▶ _Task data_:
------------------------------------------------

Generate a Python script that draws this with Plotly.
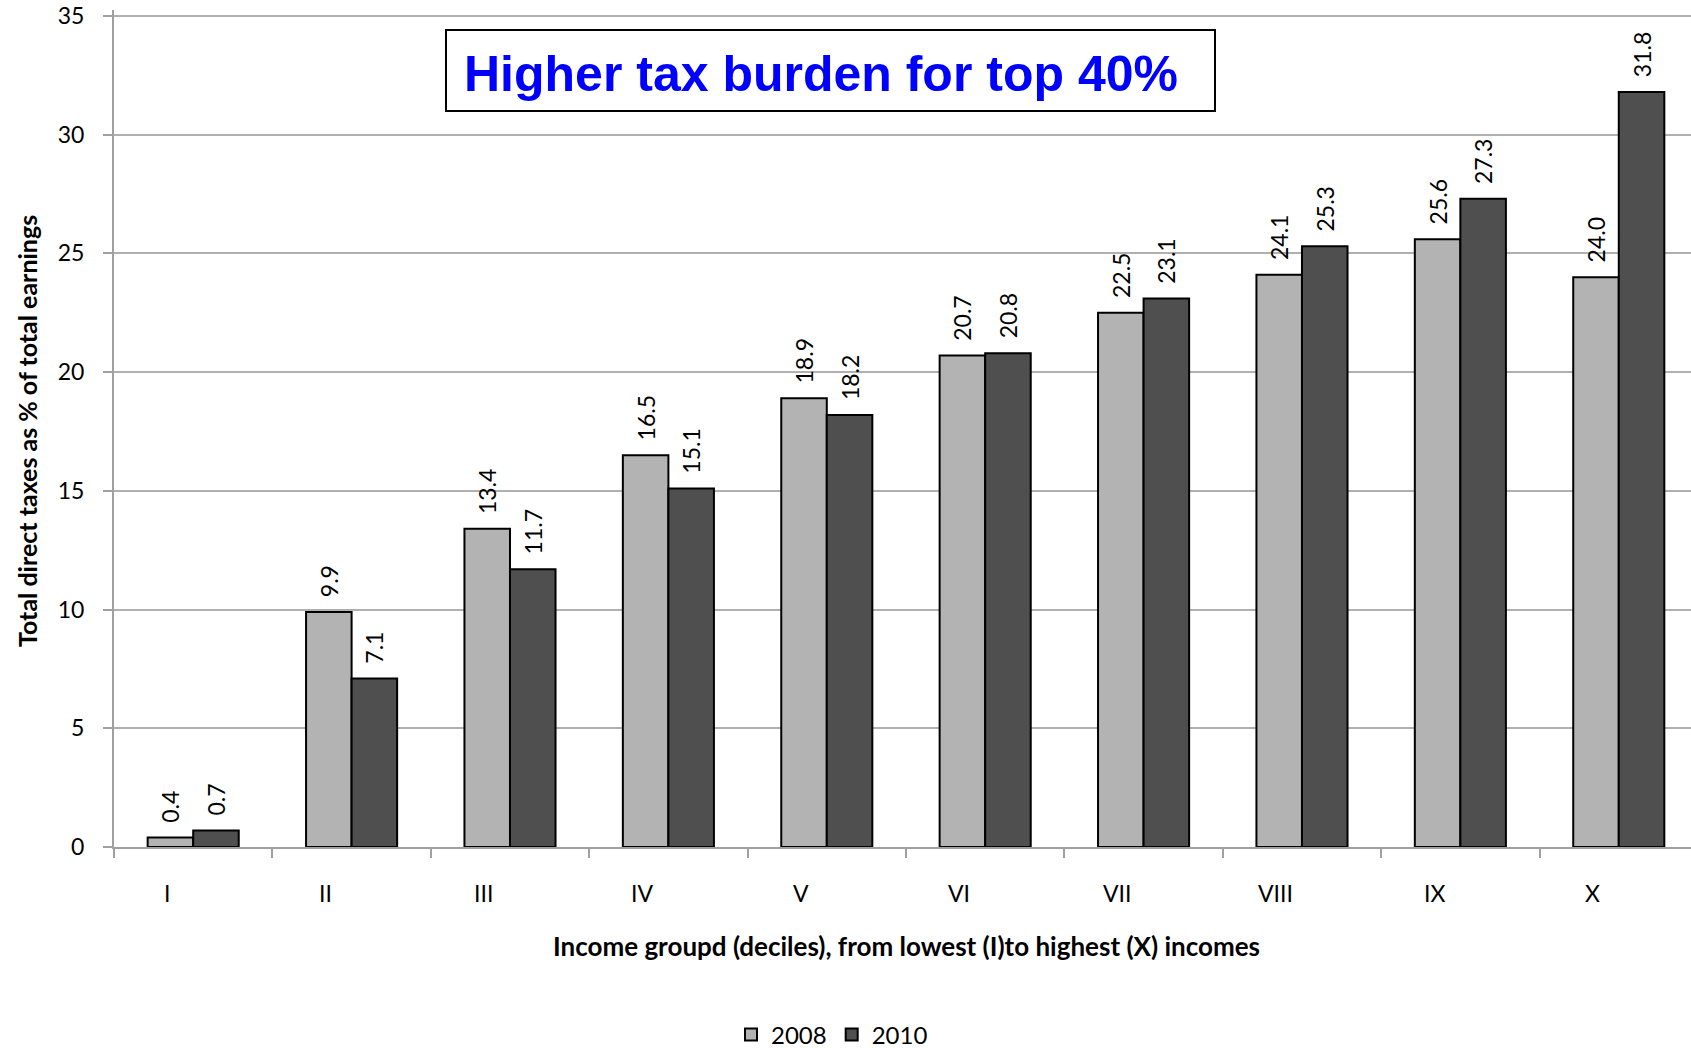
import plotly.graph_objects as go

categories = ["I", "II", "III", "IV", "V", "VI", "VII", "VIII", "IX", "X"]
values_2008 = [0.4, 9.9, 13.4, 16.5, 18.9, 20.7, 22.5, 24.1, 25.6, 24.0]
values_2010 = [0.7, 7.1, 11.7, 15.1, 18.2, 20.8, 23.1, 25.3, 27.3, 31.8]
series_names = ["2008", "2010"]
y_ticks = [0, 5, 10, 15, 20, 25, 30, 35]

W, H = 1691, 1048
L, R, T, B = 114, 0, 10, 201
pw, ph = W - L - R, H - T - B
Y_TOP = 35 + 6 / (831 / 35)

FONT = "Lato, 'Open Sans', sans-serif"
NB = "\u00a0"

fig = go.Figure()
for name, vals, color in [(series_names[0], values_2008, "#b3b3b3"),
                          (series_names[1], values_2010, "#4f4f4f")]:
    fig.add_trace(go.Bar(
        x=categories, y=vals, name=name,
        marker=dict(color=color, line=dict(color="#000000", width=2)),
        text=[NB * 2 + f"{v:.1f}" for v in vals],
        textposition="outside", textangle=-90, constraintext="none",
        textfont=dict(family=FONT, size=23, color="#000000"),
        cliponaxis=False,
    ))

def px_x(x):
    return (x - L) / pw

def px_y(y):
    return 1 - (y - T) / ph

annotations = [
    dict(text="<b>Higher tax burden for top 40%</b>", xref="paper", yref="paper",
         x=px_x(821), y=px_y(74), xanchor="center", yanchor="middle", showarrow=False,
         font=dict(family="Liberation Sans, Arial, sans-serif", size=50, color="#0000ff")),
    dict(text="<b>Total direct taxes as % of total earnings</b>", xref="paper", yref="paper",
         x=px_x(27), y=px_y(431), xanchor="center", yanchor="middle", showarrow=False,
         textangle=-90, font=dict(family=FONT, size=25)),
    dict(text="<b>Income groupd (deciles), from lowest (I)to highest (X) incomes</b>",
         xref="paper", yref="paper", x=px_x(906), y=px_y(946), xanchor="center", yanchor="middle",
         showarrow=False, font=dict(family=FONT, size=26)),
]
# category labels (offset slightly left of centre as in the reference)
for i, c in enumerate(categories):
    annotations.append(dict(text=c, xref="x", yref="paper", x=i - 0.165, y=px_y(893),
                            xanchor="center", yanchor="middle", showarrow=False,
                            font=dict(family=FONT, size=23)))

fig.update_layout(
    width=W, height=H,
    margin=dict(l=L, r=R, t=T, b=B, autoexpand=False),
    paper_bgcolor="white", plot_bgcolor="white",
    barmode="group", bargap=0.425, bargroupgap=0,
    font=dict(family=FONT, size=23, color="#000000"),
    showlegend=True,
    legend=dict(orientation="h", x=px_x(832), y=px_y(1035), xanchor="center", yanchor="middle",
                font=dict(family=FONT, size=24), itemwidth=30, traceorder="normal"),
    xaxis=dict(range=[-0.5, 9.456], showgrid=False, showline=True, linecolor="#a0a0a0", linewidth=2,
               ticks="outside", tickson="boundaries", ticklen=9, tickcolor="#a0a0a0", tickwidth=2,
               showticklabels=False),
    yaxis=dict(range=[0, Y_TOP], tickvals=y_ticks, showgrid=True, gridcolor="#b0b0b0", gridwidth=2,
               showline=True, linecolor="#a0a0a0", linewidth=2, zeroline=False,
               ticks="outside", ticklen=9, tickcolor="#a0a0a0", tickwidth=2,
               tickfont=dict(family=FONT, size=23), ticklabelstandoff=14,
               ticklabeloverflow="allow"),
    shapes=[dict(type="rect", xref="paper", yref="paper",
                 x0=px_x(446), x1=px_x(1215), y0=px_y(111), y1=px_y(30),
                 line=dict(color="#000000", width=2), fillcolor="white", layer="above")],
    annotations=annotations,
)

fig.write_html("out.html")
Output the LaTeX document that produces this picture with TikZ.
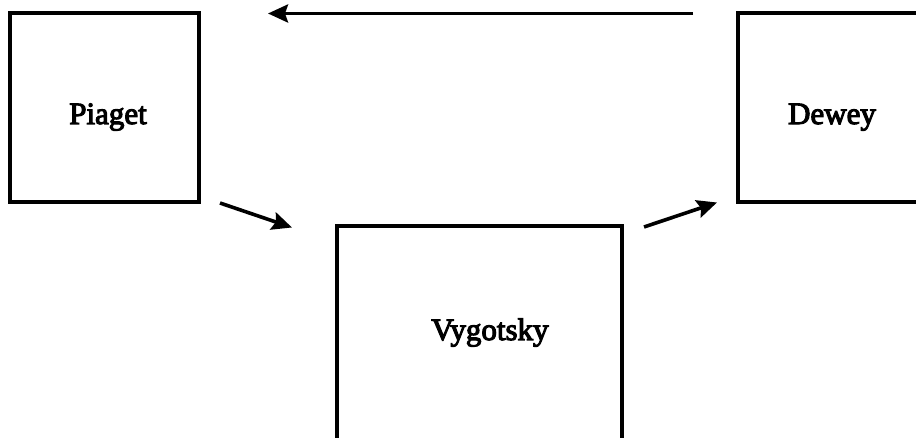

------------------------------------------------

In your copy, repeat each record exactly and include no pictures.

Generate a Python script that draws this with Plotly.
import plotly.graph_objects as go

categories = ["I", "II", "III", "IV", "V", "VI", "VII", "VIII", "IX", "X"]
values_2008 = [0.4, 9.9, 13.4, 16.5, 18.9, 20.7, 22.5, 24.1, 25.6, 24.0]
values_2010 = [0.7, 7.1, 11.7, 15.1, 18.2, 20.8, 23.1, 25.3, 27.3, 31.8]
series_names = ["2008", "2010"]
y_ticks = [0, 5, 10, 15, 20, 25, 30, 35]

W, H = 1691, 1048
L, R, T, B = 114, 0, 10, 201
pw, ph = W - L - R, H - T - B
Y_TOP = 35 + 6 / (831 / 35)

FONT = "Lato, 'Open Sans', sans-serif"
NB = "\u00a0"

fig = go.Figure()
for name, vals, color in [(series_names[0], values_2008, "#b3b3b3"),
                          (series_names[1], values_2010, "#4f4f4f")]:
    fig.add_trace(go.Bar(
        x=categories, y=vals, name=name,
        marker=dict(color=color, line=dict(color="#000000", width=2)),
        text=[NB * 2 + f"{v:.1f}" for v in vals],
        textposition="outside", textangle=-90, constraintext="none",
        textfont=dict(family=FONT, size=23, color="#000000"),
        cliponaxis=False,
    ))

def px_x(x):
    return (x - L) / pw

def px_y(y):
    return 1 - (y - T) / ph

annotations = [
    dict(text="<b>Higher tax burden for top 40%</b>", xref="paper", yref="paper",
         x=px_x(821), y=px_y(74), xanchor="center", yanchor="middle", showarrow=False,
         font=dict(family="Liberation Sans, Arial, sans-serif", size=50, color="#0000ff")),
    dict(text="<b>Total direct taxes as % of total earnings</b>", xref="paper", yref="paper",
         x=px_x(27), y=px_y(431), xanchor="center", yanchor="middle", showarrow=False,
         textangle=-90, font=dict(family=FONT, size=25)),
    dict(text="<b>Income groupd (deciles), from lowest (I)to highest (X) incomes</b>",
         xref="paper", yref="paper", x=px_x(906), y=px_y(946), xanchor="center", yanchor="middle",
         showarrow=False, font=dict(family=FONT, size=26)),
]
# category labels (offset slightly left of centre as in the reference)
for i, c in enumerate(categories):
    annotations.append(dict(text=c, xref="x", yref="paper", x=i - 0.165, y=px_y(893),
                            xanchor="center", yanchor="middle", showarrow=False,
                            font=dict(family=FONT, size=23)))

fig.update_layout(
    width=W, height=H,
    margin=dict(l=L, r=R, t=T, b=B, autoexpand=False),
    paper_bgcolor="white", plot_bgcolor="white",
    barmode="group", bargap=0.425, bargroupgap=0,
    font=dict(family=FONT, size=23, color="#000000"),
    showlegend=True,
    legend=dict(orientation="h", x=px_x(832), y=px_y(1035), xanchor="center", yanchor="middle",
                font=dict(family=FONT, size=24), itemwidth=30, traceorder="normal"),
    xaxis=dict(range=[-0.5, 9.456], showgrid=False, showline=True, linecolor="#a0a0a0", linewidth=2,
               ticks="outside", tickson="boundaries", ticklen=9, tickcolor="#a0a0a0", tickwidth=2,
               showticklabels=False),
    yaxis=dict(range=[0, Y_TOP], tickvals=y_ticks, showgrid=True, gridcolor="#b0b0b0", gridwidth=2,
               showline=True, linecolor="#a0a0a0", linewidth=2, zeroline=False,
               ticks="outside", ticklen=9, tickcolor="#a0a0a0", tickwidth=2,
               tickfont=dict(family=FONT, size=23), ticklabelstandoff=14,
               ticklabeloverflow="allow"),
    shapes=[dict(type="rect", xref="paper", yref="paper",
                 x0=px_x(446), x1=px_x(1215), y0=px_y(111), y1=px_y(30),
                 line=dict(color="#000000", width=2), fillcolor="white", layer="above")],
    annotations=annotations,
)

fig.write_html("out.html")
Output the LaTeX document that produces this picture with TikZ.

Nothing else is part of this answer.